[Records contained in a dataset]
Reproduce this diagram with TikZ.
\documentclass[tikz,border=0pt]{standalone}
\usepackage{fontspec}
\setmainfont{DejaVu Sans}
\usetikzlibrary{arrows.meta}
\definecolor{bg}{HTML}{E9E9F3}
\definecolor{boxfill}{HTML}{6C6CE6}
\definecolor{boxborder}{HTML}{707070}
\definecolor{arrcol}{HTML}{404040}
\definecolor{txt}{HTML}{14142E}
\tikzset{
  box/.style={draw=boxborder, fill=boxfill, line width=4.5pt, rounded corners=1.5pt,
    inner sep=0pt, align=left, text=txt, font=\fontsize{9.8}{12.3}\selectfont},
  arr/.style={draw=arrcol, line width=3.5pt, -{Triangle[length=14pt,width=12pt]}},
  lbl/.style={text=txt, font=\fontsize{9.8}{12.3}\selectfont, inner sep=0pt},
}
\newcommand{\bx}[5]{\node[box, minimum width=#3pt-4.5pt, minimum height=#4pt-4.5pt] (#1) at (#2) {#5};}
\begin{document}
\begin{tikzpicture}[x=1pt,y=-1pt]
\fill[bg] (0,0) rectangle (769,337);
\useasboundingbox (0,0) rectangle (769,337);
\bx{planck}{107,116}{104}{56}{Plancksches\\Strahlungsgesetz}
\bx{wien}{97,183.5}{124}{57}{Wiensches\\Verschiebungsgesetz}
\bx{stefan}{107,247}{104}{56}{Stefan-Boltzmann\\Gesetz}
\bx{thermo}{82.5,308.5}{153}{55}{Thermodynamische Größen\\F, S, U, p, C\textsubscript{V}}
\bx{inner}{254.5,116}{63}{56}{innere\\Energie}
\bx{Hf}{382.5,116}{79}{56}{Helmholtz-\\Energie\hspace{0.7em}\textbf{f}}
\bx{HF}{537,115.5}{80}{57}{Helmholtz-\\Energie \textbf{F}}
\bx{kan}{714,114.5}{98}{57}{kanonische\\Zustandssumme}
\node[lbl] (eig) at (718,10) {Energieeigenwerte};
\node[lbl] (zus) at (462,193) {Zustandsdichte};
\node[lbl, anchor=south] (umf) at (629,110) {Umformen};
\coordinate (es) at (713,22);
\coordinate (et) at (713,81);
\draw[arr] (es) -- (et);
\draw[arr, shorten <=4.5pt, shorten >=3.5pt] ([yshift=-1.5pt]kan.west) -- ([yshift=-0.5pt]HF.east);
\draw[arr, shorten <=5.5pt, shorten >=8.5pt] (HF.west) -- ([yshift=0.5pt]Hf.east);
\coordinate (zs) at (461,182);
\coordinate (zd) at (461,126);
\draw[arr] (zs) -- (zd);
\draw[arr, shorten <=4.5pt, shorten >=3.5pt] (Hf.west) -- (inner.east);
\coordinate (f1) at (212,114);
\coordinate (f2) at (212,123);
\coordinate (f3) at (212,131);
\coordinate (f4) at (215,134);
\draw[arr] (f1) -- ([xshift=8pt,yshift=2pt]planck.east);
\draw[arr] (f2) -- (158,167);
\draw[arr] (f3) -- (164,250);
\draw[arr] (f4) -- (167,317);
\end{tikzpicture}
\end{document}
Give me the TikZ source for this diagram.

* * *

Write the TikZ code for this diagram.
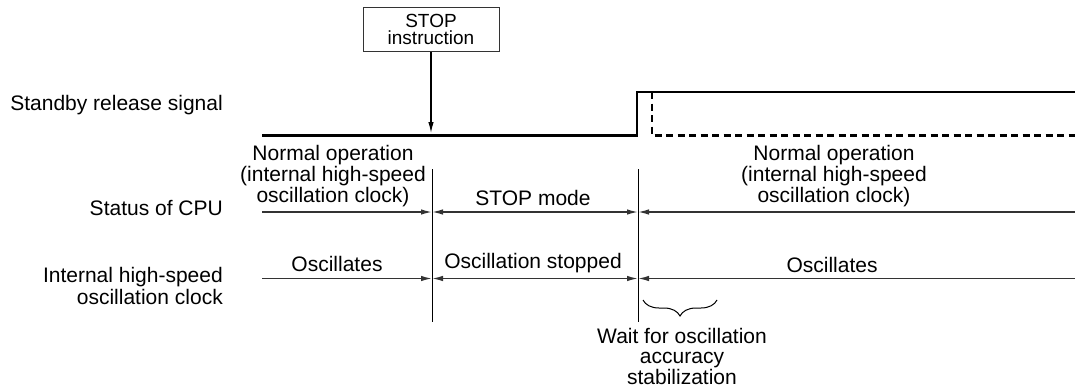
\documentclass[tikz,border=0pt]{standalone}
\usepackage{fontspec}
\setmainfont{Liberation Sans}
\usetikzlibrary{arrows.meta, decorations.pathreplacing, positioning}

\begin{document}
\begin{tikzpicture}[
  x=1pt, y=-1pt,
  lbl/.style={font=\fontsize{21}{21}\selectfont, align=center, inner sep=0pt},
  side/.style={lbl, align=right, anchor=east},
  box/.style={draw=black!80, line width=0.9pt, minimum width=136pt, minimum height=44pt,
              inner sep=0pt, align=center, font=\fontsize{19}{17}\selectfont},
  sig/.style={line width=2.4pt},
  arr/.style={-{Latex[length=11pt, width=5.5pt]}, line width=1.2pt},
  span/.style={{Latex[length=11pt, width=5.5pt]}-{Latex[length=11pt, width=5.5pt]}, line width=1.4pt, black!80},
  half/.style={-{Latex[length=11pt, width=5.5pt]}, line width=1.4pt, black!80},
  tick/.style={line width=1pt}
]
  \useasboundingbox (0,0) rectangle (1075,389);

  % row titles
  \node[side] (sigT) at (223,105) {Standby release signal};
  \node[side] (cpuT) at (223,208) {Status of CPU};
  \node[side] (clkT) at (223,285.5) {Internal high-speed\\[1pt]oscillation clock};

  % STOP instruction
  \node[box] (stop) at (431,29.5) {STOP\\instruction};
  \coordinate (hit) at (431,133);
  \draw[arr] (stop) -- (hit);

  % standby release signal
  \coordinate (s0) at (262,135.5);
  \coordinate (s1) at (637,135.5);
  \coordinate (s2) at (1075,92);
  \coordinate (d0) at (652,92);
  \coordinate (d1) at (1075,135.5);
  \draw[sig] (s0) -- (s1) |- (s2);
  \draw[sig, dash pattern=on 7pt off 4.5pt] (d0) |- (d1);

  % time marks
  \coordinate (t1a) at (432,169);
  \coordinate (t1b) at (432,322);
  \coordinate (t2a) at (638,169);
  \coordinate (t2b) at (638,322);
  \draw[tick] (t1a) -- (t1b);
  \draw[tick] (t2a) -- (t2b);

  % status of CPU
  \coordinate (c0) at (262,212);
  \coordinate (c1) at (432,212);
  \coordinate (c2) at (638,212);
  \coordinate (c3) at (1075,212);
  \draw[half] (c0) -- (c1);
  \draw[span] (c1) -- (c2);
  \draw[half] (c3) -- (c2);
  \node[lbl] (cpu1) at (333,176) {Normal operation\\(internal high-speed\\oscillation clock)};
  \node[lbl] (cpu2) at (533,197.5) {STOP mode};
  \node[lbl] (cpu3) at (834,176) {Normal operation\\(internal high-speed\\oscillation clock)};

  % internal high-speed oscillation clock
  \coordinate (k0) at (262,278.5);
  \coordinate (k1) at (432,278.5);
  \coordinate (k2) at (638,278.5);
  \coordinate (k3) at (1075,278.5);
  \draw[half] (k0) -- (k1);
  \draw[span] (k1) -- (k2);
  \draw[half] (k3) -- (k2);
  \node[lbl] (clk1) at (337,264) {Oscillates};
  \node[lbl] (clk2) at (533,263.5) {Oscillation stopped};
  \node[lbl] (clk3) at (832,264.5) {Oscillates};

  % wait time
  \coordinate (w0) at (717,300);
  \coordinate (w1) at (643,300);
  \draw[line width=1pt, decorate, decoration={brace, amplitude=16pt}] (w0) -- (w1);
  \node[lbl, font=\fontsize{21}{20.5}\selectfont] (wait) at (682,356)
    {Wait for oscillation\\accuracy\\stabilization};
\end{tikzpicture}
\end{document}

**STATED GOAL:**
Omit all pictures and repeat exactly the lines from the one containing "Write the TikZ code for this diagram." through the one containing "(stop) -- (hit);", ends included, with nothing added.

**ANSWER BELOW:**
Write the TikZ code for this diagram.
\documentclass[tikz,border=0pt]{standalone}
\usepackage{fontspec}
\setmainfont{Liberation Sans}
\usetikzlibrary{arrows.meta, decorations.pathreplacing, positioning}

\begin{document}
\begin{tikzpicture}[
  x=1pt, y=-1pt,
  lbl/.style={font=\fontsize{21}{21}\selectfont, align=center, inner sep=0pt},
  side/.style={lbl, align=right, anchor=east},
  box/.style={draw=black!80, line width=0.9pt, minimum width=136pt, minimum height=44pt,
              inner sep=0pt, align=center, font=\fontsize{19}{17}\selectfont},
  sig/.style={line width=2.4pt},
  arr/.style={-{Latex[length=11pt, width=5.5pt]}, line width=1.2pt},
  span/.style={{Latex[length=11pt, width=5.5pt]}-{Latex[length=11pt, width=5.5pt]}, line width=1.4pt, black!80},
  half/.style={-{Latex[length=11pt, width=5.5pt]}, line width=1.4pt, black!80},
  tick/.style={line width=1pt}
]
  \useasboundingbox (0,0) rectangle (1075,389);

  % row titles
  \node[side] (sigT) at (223,105) {Standby release signal};
  \node[side] (cpuT) at (223,208) {Status of CPU};
  \node[side] (clkT) at (223,285.5) {Internal high-speed\\[1pt]oscillation clock};

  % STOP instruction
  \node[box] (stop) at (431,29.5) {STOP\\instruction};
  \coordinate (hit) at (431,133);
  \draw[arr] (stop) -- (hit);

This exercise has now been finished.